■ **EXERCISE AIM**:
Review the listing and copy each line that holds the word "this".

■ **MATERIAL PROVIDED**:
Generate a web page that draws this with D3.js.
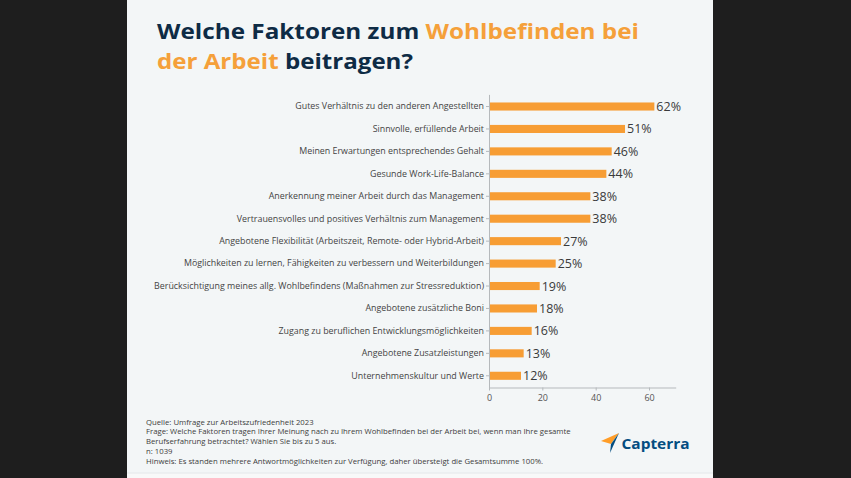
<!DOCTYPE html>
<html>
<head>
<meta charset="utf-8">
<script src="https://cdn.jsdelivr.net/npm/d3@7"></script>
<style>
  html, body { margin: 0; padding: 0; background: #1e1e1e; }
  svg { display: block; font-family: "Open Sans", sans-serif; }
</style>
</head>
<body>
<svg id="chart" width="851" height="478"></svg>
<script>
const categories = [
  "Gutes Verhältnis zu den anderen Angestellten",
  "Sinnvolle, erfüllende Arbeit",
  "Meinen Erwartungen entsprechendes Gehalt",
  "Gesunde Work-Life-Balance",
  "Anerkennung meiner Arbeit durch das Management",
  "Vertrauensvolles und positives Verhältnis zum Management",
  "Angebotene Flexibilität (Arbeitszeit, Remote- oder Hybrid-Arbeit)",
  "Möglichkeiten zu lernen, Fähigkeiten zu verbessern und Weiterbildungen",
  "Berücksichtigung meines allg. Wohlbefindens (Maßnahmen zur Stressreduktion)",
  "Angebotene zusätzliche Boni",
  "Zugang zu beruflichen Entwicklungsmöglichkeiten",
  "Angebotene Zusatzleistungen",
  "Unternehmenskultur und Werte"
];
const values = [62, 51, 46, 44, 38, 38, 27, 25, 19, 18, 16, 13, 12];
const xTicks = [0, 20, 40, 60];
const titleLine1 = [["Welche Faktoren zum ", "navy"], ["Wohlbefinden bei", "orange"]];
const titleLine2 = [["der Arbeit", "orange"], [" beitragen?", "navy"]];
const notes = [
  "Quelle: Umfrage zur Arbeitszufriedenheit 2023",
  "Frage: Welche Faktoren tragen Ihrer Meinung nach zu Ihrem Wohlbefinden bei der Arbeit bei, wenn man Ihre gesamte",
  "Berufserfahrung betrachtet? Wählen Sie bis zu 5 aus.",
  "n: 1039",
  "Hinweis: Es standen mehrere Antwortmöglichkeiten zur Verfügung, daher übersteigt die Gesamtsumme 100%."
];

const COLORS = { navy: "#0e2b45", orange: "#f5a03a", bar: "#f79d34" };
const svg = d3.select("#chart");

// panels
svg.append("rect").attr("x", 0).attr("y", 0).attr("width", 851).attr("height", 478).attr("fill", "#1e1e1e");
svg.append("rect").attr("x", 127).attr("y", 0).attr("width", 586).attr("height", 478).attr("fill", "#f3f6f7");
svg.append("rect").attr("x", 127).attr("y", 473).attr("width", 586).attr("height", 5).attr("fill", "#f8f9f9");
svg.append("line").attr("x1", 127).attr("x2", 713).attr("y1", 473).attr("y2", 473).attr("stroke", "#e4e8ea");

// title
function titleLine(parts, y, width) {
  const t = svg.append("text").attr("x", 157).attr("y", y)
    .attr("font-size", 21).attr("font-weight", 700)
    .attr("textLength", width).attr("lengthAdjust", "spacingAndGlyphs");
  parts.forEach(p => t.append("tspan").text(p[0]).attr("fill", COLORS[p[1]]));
}
titleLine(titleLine1, 38.5, 482);
titleLine(titleLine2, 68.5, 256);

// scales
const x = d3.scaleLinear().domain([0, 70]).range([489, 675.7]);
const y = d3.scaleBand().domain(categories).range([94.4, 387.9]).paddingInner(0.64).paddingOuter(0.36);

// bars
svg.append("g").selectAll("rect").data(values).join("rect")
  .attr("x", x(0))
  .attr("y", (d, i) => y(categories[i]))
  .attr("width", d => x(d) - x(0))
  .attr("height", y.bandwidth())
  .attr("fill", COLORS.bar);

// value labels
svg.append("g").selectAll("text").data(values).join("text")
  .attr("x", d => x(d) + 2)
  .attr("y", (d, i) => y(categories[i]) + y.bandwidth() / 2)
  .attr("dy", "0.36em")
  .attr("font-size", 12.5)
  .attr("fill", "#3a3a3a")
  .text(d => d + "%");

// y axis
const yAxis = svg.append("g").attr("transform", `translate(${x(0)},0)`)
  .call(d3.axisLeft(y).tickSize(3).tickPadding(2).tickSizeOuter(0));
yAxis.select(".domain").attr("stroke", "#b5b9bc");
yAxis.selectAll(".tick line").attr("stroke", "#b5b9bc");
const yLabels = yAxis.selectAll(".tick text").attr("fill", "#444").attr("font-size", 9)
  .attr("font-family", "Open Sans, sans-serif");
let maxW = 0;
yLabels.each(function() { maxW = Math.max(maxW, this.getComputedTextLength()); });
yLabels.attr("font-size", 9 * 330 / maxW);

// x axis
const xAxis = svg.append("g").attr("transform", `translate(0,387.5)`)
  .call(d3.axisBottom(x).tickValues(xTicks).tickSize(3).tickPadding(4).tickSizeOuter(0));
xAxis.select(".domain").attr("stroke", "#b5b9bc");
xAxis.selectAll(".tick line").attr("stroke", "#b5b9bc");
xAxis.selectAll(".tick text").attr("fill", "#555").attr("font-size", 9)
  .attr("font-family", "Open Sans, sans-serif");

// notes
const noteG = svg.append("g");
const noteTexts = noteG.selectAll("text").data(notes).join("text")
  .attr("x", 146)
  .attr("y", (d, i) => 422 + i * 9.7)
  .attr("dy", "0.35em")
  .attr("font-size", 8)
  .attr("fill", "#3d3d3d")
  .text(d => d);
const frageW = noteTexts.filter((d, i) => i === 1).node().getComputedTextLength();
noteTexts.attr("font-size", 8 * 425 / frageW);

// Capterra logo
const logo = svg.append("g");
logo.append("polygon").attr("points", "601,441 619,433 611,444").attr("fill", "#ff9d28");
logo.append("polygon").attr("points", "619,433 611,444 610,453").attr("fill", "#044d80");
logo.append("polygon").attr("points", "619,433 613,441 611,444").attr("fill", "#68c5ed");
logo.append("text").attr("x", 621.5).attr("y", 449)
  .attr("font-size", 15).attr("font-weight", 700).attr("fill", "#044d80")
  .attr("textLength", 68).attr("lengthAdjust", "spacingAndGlyphs")
  .text("Capterra");
</script>
</body>
</html>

■ **EXPECTED ANSWER**:
Generate a web page that draws this with D3.js.
yLabels.each(function() { maxW = Math.max(maxW, this.getComputedTextLength()); });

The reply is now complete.